ENTRY MODES
Choosing to Enter Foreign Markets
Introduction to Market Entry
Discusses the importance of foreign market entry for firms.
Emphasis on both the choice of country and the mode of entry.
Modes of entry to be focused on include strategic alliances, joint ventures, licensing, and franchising.
Key Questions for Firms
Which country should your firm enter?
Considerations such as market size and wealth of customers.
Example: High-end products must target wealthier countries.
Risks associated with market conditions and political stability.
When to enter the market?
Strategic decisions regarding first mover vs. late entry.
Factors Influencing Country Selection
Market size:
Larger markets are preferred due to potential returns on investment.
Wealth of customers:
Consider product alignment with customer demographics.
Risks and costs:
Evaluate economic systems (market vs. socialist) and potential for government intervention.

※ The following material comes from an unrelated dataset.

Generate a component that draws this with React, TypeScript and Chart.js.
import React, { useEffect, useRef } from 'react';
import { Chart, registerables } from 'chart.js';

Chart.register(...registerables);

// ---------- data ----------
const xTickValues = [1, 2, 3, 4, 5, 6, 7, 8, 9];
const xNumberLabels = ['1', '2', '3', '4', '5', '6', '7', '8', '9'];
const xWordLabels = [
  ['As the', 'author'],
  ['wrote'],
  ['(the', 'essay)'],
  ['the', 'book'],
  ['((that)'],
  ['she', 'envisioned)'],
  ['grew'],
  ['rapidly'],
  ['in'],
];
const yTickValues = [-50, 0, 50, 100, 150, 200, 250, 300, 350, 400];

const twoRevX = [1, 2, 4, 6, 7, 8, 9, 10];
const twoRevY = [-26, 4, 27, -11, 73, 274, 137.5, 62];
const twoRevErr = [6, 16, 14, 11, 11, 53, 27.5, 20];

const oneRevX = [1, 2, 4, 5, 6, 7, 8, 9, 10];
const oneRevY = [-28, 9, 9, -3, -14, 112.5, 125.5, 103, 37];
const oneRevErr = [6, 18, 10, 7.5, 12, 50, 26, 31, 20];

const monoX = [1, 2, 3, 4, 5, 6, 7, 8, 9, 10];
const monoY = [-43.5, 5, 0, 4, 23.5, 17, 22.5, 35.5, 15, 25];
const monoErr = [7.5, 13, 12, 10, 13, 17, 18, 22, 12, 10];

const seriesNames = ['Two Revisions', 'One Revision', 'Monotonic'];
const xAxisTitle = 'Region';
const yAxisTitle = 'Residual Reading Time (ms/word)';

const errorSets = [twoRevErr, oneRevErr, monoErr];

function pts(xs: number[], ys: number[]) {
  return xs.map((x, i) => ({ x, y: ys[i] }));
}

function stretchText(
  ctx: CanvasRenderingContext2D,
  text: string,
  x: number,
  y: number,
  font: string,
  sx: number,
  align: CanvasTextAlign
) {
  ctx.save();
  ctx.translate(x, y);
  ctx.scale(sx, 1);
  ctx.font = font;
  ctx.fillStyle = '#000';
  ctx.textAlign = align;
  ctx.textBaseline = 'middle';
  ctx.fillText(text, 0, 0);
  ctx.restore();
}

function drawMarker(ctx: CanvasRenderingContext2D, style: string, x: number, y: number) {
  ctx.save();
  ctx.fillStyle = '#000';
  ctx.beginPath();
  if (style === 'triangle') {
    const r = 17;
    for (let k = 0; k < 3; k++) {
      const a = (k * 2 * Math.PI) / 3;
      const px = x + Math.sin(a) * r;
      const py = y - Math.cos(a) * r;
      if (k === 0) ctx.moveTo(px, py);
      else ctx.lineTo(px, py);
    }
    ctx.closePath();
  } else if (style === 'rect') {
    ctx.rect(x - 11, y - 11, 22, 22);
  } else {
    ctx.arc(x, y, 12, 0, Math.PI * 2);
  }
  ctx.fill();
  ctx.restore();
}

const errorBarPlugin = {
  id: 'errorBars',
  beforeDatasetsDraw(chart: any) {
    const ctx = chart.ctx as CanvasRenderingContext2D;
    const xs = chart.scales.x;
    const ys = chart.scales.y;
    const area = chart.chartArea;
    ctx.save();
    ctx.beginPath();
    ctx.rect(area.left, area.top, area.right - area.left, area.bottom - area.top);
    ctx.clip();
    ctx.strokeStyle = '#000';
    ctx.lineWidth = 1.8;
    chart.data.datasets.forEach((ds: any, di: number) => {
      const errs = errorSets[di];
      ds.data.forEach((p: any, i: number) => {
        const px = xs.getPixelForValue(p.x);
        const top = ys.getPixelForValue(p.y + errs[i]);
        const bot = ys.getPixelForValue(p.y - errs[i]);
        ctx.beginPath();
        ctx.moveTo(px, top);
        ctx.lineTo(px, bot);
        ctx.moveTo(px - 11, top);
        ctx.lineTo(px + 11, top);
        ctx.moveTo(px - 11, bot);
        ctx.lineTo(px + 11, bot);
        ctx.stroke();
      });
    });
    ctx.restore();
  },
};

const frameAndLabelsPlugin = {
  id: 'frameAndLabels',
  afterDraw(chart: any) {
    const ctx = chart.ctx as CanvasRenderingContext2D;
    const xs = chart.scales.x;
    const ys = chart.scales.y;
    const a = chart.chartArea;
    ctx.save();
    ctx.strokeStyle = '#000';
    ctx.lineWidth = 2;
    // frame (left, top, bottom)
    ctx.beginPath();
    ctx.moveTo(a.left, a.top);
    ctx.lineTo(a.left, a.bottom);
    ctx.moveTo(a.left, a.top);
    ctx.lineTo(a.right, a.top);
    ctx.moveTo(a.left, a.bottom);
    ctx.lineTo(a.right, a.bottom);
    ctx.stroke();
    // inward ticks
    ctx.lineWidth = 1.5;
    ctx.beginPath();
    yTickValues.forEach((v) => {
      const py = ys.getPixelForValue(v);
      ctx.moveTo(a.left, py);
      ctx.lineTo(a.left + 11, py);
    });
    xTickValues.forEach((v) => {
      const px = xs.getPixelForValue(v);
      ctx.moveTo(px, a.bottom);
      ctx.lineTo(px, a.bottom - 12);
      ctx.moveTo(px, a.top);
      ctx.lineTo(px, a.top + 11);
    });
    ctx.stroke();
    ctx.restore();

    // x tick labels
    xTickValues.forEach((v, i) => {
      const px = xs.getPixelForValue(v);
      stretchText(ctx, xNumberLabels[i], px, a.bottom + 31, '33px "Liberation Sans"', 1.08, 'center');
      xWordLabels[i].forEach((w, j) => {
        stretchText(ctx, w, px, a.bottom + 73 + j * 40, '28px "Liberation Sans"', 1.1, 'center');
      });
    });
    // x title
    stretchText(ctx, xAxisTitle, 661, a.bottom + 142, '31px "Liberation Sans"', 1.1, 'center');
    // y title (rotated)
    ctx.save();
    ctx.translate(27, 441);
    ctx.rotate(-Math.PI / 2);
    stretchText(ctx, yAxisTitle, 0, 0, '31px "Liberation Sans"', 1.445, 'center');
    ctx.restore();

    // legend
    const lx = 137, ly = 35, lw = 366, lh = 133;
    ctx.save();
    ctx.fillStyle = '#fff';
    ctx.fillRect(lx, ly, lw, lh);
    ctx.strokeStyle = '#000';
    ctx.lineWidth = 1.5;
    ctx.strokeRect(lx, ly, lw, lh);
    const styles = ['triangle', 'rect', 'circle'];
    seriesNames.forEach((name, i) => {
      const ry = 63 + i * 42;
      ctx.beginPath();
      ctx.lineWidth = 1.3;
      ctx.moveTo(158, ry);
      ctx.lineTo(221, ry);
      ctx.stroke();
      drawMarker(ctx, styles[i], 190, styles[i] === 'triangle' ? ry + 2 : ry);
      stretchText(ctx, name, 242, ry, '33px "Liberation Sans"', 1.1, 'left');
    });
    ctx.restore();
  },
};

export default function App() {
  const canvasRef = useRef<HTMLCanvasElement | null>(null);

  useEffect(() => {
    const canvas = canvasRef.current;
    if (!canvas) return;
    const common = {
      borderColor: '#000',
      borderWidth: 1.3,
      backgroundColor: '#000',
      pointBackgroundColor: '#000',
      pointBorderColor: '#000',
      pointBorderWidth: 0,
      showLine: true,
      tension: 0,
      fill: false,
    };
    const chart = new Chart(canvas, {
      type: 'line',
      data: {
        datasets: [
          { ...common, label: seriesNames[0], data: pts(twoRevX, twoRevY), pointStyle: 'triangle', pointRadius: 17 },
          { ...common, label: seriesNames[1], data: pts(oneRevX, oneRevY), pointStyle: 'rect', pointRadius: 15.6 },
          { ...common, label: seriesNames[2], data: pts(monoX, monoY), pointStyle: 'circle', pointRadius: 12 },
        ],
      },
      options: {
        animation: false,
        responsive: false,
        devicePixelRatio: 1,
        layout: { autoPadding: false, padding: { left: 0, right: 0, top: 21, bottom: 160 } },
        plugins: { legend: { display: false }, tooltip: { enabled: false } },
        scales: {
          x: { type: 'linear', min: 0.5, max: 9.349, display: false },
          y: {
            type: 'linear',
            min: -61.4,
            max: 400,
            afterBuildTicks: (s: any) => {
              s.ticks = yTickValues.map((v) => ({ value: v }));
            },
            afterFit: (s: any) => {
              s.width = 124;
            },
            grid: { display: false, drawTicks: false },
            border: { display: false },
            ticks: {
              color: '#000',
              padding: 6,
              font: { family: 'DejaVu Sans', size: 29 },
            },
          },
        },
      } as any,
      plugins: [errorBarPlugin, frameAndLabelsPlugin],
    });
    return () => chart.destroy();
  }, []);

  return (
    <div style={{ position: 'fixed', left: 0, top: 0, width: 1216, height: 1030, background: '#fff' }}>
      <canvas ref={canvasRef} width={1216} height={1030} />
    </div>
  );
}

Political stability and risk of losing investments.
Timing of Entry
First mover advantages:
Ability to set prices, establish customer loyalty, and define service standards.
Risks of being first:
Higher potential for mistakes due to lack of precedents.
Examples:
Google as a late mover in search engines; learned from earlier failures.
Coca-Cola as an early mover with strong brand establishment.
Modes of Market Entry
Non-equity Modes (Less Risk, Less Control):
Exporting:
Goods shipped to foreign distributors, low investment risk as they purchase prior to sale to end users.

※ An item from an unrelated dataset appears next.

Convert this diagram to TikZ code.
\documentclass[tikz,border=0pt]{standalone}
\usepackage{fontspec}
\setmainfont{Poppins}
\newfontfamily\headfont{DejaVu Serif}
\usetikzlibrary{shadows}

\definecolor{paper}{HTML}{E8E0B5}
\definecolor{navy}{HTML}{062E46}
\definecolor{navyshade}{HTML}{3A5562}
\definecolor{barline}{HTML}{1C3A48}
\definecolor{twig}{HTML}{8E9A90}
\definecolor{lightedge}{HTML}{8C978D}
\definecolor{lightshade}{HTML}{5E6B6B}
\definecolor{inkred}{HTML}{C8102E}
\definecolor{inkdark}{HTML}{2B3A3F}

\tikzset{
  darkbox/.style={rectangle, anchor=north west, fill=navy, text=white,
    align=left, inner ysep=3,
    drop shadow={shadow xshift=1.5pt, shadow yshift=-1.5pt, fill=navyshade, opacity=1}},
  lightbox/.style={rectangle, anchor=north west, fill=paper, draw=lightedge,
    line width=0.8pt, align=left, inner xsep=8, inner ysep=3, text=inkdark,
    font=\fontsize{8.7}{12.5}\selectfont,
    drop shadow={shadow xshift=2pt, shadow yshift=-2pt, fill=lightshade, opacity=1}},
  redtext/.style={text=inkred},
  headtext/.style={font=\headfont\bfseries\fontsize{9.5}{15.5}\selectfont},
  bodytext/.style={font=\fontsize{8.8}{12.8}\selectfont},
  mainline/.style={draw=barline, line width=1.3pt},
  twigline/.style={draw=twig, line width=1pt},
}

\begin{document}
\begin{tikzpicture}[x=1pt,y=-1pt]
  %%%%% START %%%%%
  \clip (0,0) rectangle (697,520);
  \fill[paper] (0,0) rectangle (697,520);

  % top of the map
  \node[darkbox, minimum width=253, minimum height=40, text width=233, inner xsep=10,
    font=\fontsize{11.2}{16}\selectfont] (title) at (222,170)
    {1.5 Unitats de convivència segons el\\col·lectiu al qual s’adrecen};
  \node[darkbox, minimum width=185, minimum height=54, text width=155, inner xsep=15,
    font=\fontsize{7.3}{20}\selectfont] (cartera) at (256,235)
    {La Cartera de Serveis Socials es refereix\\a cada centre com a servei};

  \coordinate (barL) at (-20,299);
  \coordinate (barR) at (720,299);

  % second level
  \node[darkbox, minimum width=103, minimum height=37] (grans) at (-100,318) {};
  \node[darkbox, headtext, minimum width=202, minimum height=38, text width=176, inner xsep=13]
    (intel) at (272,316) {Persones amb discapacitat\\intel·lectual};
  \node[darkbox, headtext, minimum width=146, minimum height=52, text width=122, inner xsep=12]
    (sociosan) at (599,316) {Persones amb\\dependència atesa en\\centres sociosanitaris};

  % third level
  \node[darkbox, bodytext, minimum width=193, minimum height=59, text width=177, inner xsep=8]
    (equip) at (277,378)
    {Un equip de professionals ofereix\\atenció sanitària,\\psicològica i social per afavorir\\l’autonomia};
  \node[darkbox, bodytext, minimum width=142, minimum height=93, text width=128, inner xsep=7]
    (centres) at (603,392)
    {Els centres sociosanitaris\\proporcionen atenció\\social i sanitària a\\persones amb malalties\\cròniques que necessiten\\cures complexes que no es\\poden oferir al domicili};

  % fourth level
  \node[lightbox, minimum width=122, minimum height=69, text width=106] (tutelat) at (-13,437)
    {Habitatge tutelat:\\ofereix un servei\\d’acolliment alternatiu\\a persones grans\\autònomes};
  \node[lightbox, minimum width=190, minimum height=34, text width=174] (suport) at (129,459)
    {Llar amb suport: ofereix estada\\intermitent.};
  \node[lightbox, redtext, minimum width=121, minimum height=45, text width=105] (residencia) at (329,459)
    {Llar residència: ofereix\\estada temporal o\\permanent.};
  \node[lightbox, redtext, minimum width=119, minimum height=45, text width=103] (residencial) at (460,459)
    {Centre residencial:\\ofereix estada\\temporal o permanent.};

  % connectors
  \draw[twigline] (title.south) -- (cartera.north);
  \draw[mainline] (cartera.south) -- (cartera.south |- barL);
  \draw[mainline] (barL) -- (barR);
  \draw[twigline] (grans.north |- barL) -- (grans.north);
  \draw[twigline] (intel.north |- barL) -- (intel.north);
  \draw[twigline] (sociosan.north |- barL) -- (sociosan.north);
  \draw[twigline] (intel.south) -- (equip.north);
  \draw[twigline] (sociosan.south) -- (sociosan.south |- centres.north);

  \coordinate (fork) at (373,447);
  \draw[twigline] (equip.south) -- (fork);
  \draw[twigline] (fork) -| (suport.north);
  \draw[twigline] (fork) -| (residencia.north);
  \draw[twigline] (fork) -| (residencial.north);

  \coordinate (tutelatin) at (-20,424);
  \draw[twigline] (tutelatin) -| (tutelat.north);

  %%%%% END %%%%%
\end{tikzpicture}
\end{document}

Many firms begin international expansion through exporting.
Turnkey Projects:
Firms build facilities or systems for foreign customers and transfer ownership after completion.

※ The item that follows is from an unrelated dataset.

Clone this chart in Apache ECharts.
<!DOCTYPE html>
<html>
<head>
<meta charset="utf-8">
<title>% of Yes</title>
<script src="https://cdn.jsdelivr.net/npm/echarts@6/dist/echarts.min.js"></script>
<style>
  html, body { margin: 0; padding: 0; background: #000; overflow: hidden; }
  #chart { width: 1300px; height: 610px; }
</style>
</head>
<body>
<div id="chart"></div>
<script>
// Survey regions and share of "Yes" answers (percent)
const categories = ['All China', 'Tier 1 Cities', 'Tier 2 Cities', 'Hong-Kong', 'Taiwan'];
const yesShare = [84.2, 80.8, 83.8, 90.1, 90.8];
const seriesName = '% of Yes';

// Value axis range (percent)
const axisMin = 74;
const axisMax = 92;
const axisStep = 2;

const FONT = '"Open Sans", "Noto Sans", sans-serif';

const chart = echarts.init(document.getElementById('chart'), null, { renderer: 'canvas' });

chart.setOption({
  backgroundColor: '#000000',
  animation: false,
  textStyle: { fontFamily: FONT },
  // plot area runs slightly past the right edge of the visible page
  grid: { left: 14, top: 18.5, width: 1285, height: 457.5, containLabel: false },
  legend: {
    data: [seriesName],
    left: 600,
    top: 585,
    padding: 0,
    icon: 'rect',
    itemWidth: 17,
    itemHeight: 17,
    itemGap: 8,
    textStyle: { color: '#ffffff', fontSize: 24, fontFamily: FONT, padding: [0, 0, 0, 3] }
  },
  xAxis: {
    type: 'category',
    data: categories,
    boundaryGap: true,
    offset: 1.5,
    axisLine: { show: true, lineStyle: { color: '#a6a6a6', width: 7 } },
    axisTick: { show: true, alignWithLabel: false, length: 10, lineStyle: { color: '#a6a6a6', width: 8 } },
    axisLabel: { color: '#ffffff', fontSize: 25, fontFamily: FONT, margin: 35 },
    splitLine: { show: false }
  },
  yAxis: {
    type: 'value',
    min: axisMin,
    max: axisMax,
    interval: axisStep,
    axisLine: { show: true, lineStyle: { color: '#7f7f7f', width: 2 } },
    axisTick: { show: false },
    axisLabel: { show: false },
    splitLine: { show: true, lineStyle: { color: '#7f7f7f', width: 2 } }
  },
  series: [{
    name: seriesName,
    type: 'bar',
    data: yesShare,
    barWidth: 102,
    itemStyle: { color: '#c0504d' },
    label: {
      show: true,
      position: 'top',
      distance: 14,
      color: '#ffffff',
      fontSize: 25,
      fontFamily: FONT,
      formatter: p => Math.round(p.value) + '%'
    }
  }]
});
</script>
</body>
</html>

Common in construction and manufacturing sectors with low continuous risk.
Licensing and Franchising:
Licensing grants rights to use a firm's intellectual property with limited risk.
Franchising employs a proven business model and reduces entrepreneurial risks.
Equity Modes (Higher Risk, Greater Control):
Joint Ventures:
Combination of multiple firms creating a new legal entity; sharing risks and resources.
Requires trust between partners; possible culture clashes.
Wholly Owned Subsidiaries:
Firm fully owns and operates in a foreign market, either through direct investment or acquisition.
Highest level of control, but also highest risk and capital requirement.
Importing and Trading Dynamics
Explanation of how exporters sell to importers, who then sell to local consumers.
Risks:
Less control over marketing and pricing by exporters due to reliance on importers.
Risks and Considerations in International Business
Cultural factors:
Cultural differences impact negotiation and partnership expectations.
Finding the Right Partner:
Firms must select partners who complement their capabilities; emphasized need for trust.
Structure of Partnerships:
Clearly defined agreements and commitments to minimize exploitation risks in partnerships.
Lessons from Real-World Cases
Starbucks in India:
Joint venture with Tata Global Beverages to leverage local market knowledge.
Acquisitions:
Example of AB InBev and their successful continuation and integration after mergers.
Conclusion
Importance of market research and strategic planning for successful entry into foreign markets.
Due diligence on potential partners to minimize risk and drive growth.
Acknowledgement of market dynamics and potential cultural complexities in international markets.
Final thoughts on managing relationships and structures in international business to enhance mutual benefits.